说明文档

SmolLM2

image/png

模型概述

SmolLM2 是一个紧凑型语言模型系列，包含三种参数规模：135M、360M 和 1.7B。这些模型能够在解决广泛任务的同时保持轻量级，足以在设备端运行。更多详情请参阅我们的论文：https://arxiv.org/abs/2502.02737v1

1.7B 版本相比其前身 SmolLM1-1.7B 展现出显著进步，特别是在指令跟随、知识、推理和数学能力方面。它使用 11 万亿个 token 进行训练，采用了多样化的数据集组合：FineWeb-Edu、DCLM、The Stack，以及我们新整理的数学和编码数据集（即将发布）。我们通过监督微调（SFT）使用公共数据集和我们自己整理的数据集相结合的方式开发了 instruct 版本。然后，我们应用了直接偏好优化（DPO），使用了 UltraFeedback。

instruct 模型还支持文本重写、摘要和函数调用等任务，这得益于 Argilla 开发的数据集，如 Synth-APIGen-v0.1。您可以在此处找到 SFT 数据集：https://huggingface.co/datasets/HuggingFaceTB/smoltalk。

更多详情请参阅：https://github.com/huggingface/smollm。

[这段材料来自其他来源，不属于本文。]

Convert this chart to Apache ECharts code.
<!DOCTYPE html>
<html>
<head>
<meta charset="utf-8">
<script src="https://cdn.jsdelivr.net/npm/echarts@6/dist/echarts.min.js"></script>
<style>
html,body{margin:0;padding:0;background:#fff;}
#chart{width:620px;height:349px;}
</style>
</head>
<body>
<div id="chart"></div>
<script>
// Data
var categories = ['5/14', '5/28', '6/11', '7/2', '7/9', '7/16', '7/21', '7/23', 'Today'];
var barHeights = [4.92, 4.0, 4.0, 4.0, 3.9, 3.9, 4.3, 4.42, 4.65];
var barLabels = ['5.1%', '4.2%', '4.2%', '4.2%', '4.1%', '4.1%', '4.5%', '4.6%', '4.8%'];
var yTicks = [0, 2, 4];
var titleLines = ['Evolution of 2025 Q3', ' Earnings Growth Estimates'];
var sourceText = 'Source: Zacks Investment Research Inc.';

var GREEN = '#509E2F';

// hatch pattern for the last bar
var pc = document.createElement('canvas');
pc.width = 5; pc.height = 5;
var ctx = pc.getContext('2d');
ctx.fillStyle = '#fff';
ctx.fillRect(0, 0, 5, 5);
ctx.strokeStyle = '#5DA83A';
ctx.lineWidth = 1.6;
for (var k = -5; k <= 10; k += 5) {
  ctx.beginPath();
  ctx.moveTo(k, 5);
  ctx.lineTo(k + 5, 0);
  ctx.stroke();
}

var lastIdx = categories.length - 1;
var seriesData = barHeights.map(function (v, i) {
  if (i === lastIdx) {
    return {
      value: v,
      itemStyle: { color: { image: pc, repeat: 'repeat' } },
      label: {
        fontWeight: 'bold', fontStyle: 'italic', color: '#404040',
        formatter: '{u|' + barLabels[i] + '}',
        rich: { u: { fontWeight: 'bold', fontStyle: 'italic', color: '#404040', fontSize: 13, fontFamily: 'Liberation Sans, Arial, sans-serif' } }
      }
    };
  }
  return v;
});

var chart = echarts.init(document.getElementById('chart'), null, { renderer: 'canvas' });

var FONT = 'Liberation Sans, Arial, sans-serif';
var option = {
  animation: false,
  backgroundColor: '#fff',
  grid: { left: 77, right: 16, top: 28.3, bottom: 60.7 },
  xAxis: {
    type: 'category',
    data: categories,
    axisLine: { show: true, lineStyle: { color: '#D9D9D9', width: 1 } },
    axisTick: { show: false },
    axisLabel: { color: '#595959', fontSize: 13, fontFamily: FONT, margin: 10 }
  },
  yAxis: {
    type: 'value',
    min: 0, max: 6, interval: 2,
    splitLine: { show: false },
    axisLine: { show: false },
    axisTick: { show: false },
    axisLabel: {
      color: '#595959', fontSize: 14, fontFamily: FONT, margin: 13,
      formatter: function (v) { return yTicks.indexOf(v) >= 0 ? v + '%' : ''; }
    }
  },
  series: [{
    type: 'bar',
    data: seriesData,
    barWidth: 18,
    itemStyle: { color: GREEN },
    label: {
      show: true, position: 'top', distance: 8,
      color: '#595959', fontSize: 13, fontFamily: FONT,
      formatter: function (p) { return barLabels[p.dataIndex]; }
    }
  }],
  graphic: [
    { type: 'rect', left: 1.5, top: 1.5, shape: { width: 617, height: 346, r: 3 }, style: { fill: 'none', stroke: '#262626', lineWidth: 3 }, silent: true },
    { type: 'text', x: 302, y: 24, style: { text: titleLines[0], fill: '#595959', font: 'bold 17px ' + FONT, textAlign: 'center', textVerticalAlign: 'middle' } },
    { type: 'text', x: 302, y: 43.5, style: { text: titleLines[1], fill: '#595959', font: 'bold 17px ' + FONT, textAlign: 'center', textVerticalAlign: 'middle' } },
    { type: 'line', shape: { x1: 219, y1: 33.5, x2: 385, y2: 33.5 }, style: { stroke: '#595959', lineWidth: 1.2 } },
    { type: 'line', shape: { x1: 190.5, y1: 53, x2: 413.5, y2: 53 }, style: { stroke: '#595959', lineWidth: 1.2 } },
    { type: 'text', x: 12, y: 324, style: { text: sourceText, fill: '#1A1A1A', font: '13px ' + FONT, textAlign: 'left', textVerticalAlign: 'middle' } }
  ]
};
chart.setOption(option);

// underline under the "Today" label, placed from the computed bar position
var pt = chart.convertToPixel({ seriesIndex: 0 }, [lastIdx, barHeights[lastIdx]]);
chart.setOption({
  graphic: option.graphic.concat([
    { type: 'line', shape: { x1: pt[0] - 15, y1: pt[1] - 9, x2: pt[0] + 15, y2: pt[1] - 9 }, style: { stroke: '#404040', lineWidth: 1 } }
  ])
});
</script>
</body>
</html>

您将找到预训练、后训练、评估和本地推理代码。

如何使用

Transformers

pip install transformers

from transformers import AutoModelForCausalLM, AutoTokenizer
checkpoint = "HuggingFaceTB/SmolLM2-1.7B-Instruct"

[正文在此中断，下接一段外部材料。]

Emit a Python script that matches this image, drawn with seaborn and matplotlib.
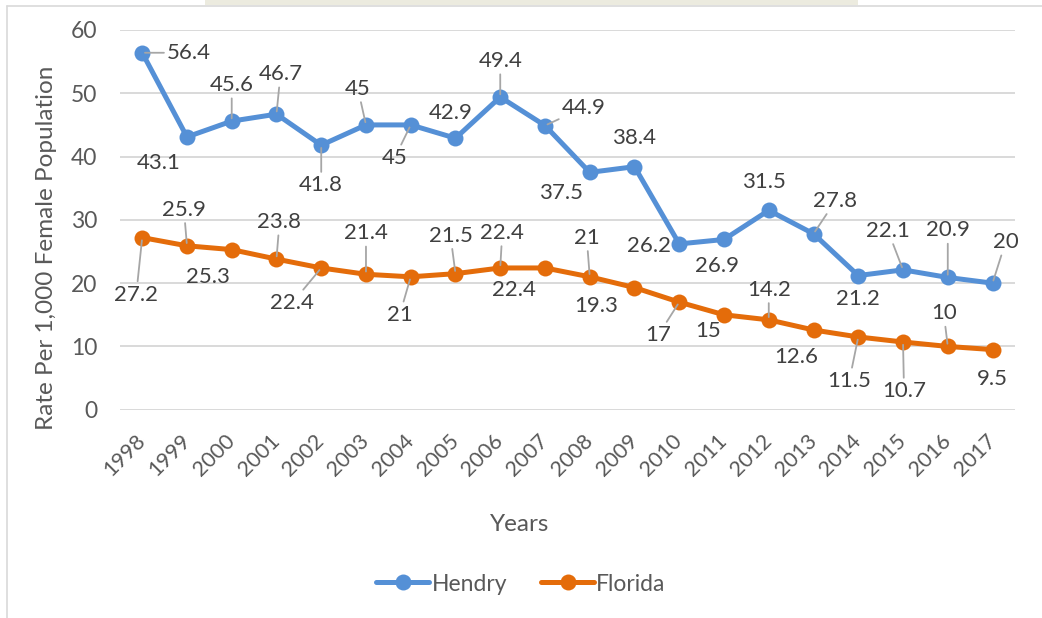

device = "cuda" # 用于 GPU 使用，或 "cpu" 用于 CPU 使用
tokenizer = AutoTokenizer.from_pretrained(checkpoint)
# 如需多个 GPU，请安装 accelerate 并执行 `model = AutoModelForCausalLM.from_pretrained(checkpoint, device_map="auto")`
model = AutoModelForCausalLM.from_pretrained(checkpoint).to(device)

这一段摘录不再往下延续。